Las manos de Fernando Cordero dan vueltas a una taza de café como si siguiera preguntándose por qué el alud descendió justo cuando ambos trabajadores se encontraban en esta zona crítica, sin viseras protectoras. Cordero, hostelero en la cercana estación de esquí, habló con Virgilio y César a mediodía sin imaginarse el desenlace fatal de la jornada. Un carrusel de llamadas con Rodríguez y con el 112 le confirmó, horas después, que algo terrible había ocurrido. Raudos, él y su hermano arrancaron sendos todoterrenos y partieron rumbo al alud. Unos metros antes de esa ingente mole blanca vieron la furgoneta tumbada. Bajo ella, semiaplastado y con hipotermia estaba su conductor, que tardó en calentarse y narrarles lo acontecido. Él circulaba detrás de la fresadora, a un margen prudente, cuando esta se detuvo, justo debajo de una canal por donde suelen bajar aludes. El conductor, llamado David, interpretó que los operarios hacían señales pidiéndole ayuda y salió del vehículo. El hostelero Cordero sospecha que malinterpretó los gestos, que en realidad le alertaban de que se alejara, ya que “los quitanieves tienen prohibido pedir ayuda”. Entonces irrumpió el tsunami helado que le arrojó encima su furgoneta.
Aitor Rodríguez, entretanto, tranquilizaba a la otra pareja a la espera de socorro. Otros desprendimientos habían cortado la calzada y los rescatadores tuvieron que acceder a pie hasta su localización tras dos kilómetros de suplicio, frío y el latido de la urgencia en la sien.

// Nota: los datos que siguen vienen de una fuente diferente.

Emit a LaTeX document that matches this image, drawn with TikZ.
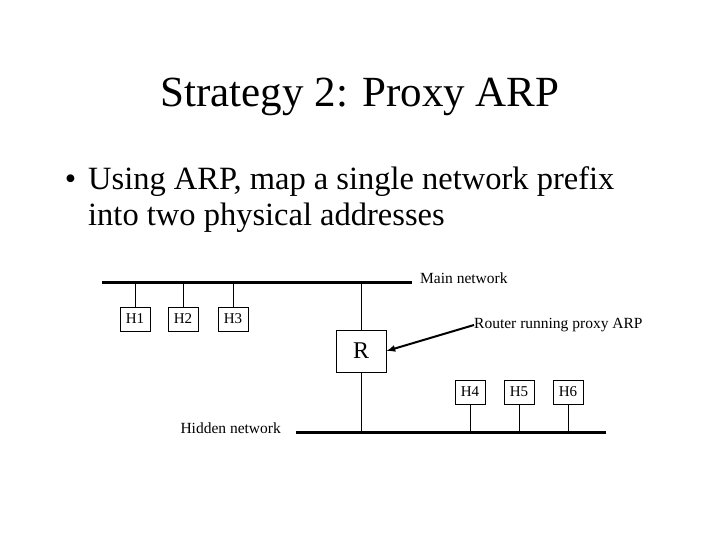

Cada minuto contaba para intentar salvar a los operarios. Un equipo de bomberos, de guardias civiles de montaña y unidades caninas comenzó a rastrear en condiciones nocturnas extremas. Cualquiera podría tener el mismo destino que Virgilio y César. Uno de ellos relata que actuaban en “condiciones precarias” y angustiados. Apareció un brazo. El tiempo se congeló como el ambiente y, con suma delicadeza, sacaron el cuerpo inerte de César, en plena carretera, pero bajo la nieve. El corazón y su fe en encontrar a su compañero, muy querido por las brigadas, vencieron a la cabeza y su prudencia hasta que, de madrugada, interrumpieron sus empeños. Era imposible, como insiste Francisco Barreñada, jefe de la zona centro de bomberos de Asturias, hacerlo entre temporales: “Teníamos ya dos víctimas, no queríamos más”. La familia asumió la imprescindible cautela. La tristeza gobierna los ojos claros de Avelino Alonso, con incontables expediciones junto a Virgilio, ese amigo “valiente y excepcionalmente buena persona”. La desgracia le ha exhibido, a los 54 años, el peligro de este crudo empleo.
La naturaleza ha empequeñecido cualquier esfuerzo humano: los rescatadores han necesitado cuatro eternas semanas para cerrar una herida en la montaña. Dejada Felechosa atrás, desde el retrovisor se ven las cumbres y una majestuosa estampa blanca, de absoluta congelación. Como si nada hubiese pasado. Como si nada fuese a ocurrir. La nieve sigue ahí.